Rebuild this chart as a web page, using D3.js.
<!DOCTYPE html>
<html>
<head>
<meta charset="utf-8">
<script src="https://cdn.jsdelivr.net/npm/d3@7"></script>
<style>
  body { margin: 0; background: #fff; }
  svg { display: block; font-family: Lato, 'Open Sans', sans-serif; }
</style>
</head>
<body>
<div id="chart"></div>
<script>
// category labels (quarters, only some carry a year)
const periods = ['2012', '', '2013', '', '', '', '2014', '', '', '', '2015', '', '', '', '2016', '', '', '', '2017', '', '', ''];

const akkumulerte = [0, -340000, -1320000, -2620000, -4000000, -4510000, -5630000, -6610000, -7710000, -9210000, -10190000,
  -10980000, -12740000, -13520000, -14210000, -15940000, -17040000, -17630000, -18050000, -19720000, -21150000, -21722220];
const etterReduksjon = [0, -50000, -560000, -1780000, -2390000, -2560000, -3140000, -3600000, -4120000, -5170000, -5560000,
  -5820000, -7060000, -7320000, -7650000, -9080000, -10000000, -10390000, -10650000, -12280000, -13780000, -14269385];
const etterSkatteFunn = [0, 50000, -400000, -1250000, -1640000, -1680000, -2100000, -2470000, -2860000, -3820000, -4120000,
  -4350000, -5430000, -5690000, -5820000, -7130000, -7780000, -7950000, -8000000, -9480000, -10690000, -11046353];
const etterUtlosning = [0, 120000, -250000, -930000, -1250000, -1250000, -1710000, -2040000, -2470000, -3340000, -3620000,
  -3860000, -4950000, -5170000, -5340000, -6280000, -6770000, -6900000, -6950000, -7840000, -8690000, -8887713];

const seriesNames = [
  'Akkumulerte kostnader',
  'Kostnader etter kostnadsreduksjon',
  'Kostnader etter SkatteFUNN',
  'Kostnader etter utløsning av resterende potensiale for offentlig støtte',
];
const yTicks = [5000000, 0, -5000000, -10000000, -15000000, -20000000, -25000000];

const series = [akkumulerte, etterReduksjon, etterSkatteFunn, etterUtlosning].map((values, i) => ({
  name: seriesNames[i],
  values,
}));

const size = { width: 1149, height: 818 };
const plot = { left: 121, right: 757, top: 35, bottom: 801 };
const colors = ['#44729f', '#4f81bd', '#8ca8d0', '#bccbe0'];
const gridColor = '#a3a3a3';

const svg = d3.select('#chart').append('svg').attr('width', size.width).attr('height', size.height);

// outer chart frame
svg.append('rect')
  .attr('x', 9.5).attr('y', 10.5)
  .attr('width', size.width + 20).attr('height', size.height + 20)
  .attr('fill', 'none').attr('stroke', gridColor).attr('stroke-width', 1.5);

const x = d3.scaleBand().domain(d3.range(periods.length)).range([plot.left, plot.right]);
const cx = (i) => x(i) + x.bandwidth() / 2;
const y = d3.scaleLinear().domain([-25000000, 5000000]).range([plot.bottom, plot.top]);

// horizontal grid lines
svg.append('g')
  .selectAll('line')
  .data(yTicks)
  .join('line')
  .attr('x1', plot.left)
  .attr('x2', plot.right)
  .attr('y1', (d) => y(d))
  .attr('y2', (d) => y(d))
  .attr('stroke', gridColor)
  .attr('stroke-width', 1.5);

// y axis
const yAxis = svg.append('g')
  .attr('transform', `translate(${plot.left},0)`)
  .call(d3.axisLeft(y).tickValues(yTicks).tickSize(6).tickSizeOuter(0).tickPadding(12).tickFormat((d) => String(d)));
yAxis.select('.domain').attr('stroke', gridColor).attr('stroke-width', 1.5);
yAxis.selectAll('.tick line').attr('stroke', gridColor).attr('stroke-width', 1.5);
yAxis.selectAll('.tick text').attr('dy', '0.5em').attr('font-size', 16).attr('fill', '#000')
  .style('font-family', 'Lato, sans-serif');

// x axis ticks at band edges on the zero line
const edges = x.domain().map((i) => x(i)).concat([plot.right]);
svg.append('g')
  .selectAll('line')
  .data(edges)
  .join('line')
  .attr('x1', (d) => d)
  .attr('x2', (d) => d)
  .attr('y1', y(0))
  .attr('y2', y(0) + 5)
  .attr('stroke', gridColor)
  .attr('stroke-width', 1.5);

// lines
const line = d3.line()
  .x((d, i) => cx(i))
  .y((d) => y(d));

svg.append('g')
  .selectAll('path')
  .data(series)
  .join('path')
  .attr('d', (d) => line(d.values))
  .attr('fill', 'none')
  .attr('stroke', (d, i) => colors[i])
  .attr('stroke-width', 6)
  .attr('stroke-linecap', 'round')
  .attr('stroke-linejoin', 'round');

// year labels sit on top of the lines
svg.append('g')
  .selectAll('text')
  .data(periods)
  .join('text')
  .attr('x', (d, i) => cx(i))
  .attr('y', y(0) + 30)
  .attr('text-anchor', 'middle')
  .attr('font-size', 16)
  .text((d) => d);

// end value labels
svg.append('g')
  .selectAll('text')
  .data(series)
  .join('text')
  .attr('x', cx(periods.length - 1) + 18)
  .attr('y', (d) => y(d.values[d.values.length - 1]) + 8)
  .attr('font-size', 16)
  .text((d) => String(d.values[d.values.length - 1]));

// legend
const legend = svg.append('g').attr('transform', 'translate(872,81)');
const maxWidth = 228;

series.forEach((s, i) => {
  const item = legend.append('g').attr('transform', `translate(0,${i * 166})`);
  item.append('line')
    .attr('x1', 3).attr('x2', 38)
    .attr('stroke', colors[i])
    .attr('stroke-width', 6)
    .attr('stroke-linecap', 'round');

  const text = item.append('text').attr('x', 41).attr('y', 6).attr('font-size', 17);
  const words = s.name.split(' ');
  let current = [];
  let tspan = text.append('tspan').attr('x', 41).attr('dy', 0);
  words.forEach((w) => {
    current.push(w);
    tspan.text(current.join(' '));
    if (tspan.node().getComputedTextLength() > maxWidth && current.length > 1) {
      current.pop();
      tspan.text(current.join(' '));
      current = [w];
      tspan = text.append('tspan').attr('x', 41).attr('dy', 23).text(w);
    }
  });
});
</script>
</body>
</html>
--
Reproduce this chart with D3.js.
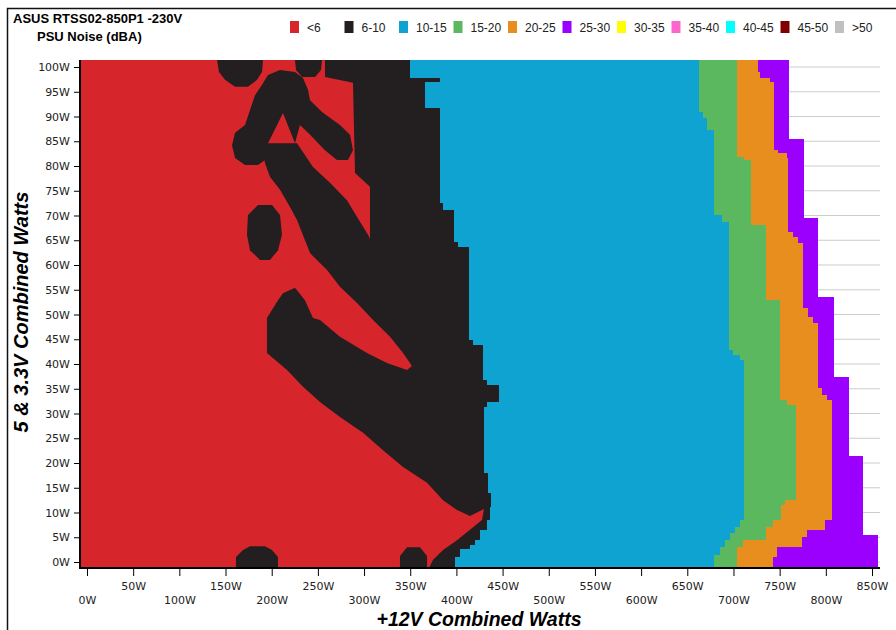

**Short exercise**
Scan the records above for the string "chart", then select every line that holds it.

**Answer below**
Rebuild this chart as a web page, using D3.js.
<div id="chart"></div>
const svg = d3.select('#chart').append('svg').attr('width', size.width).attr('height', size.height);
// outer chart frame
Reproduce this chart with D3.js.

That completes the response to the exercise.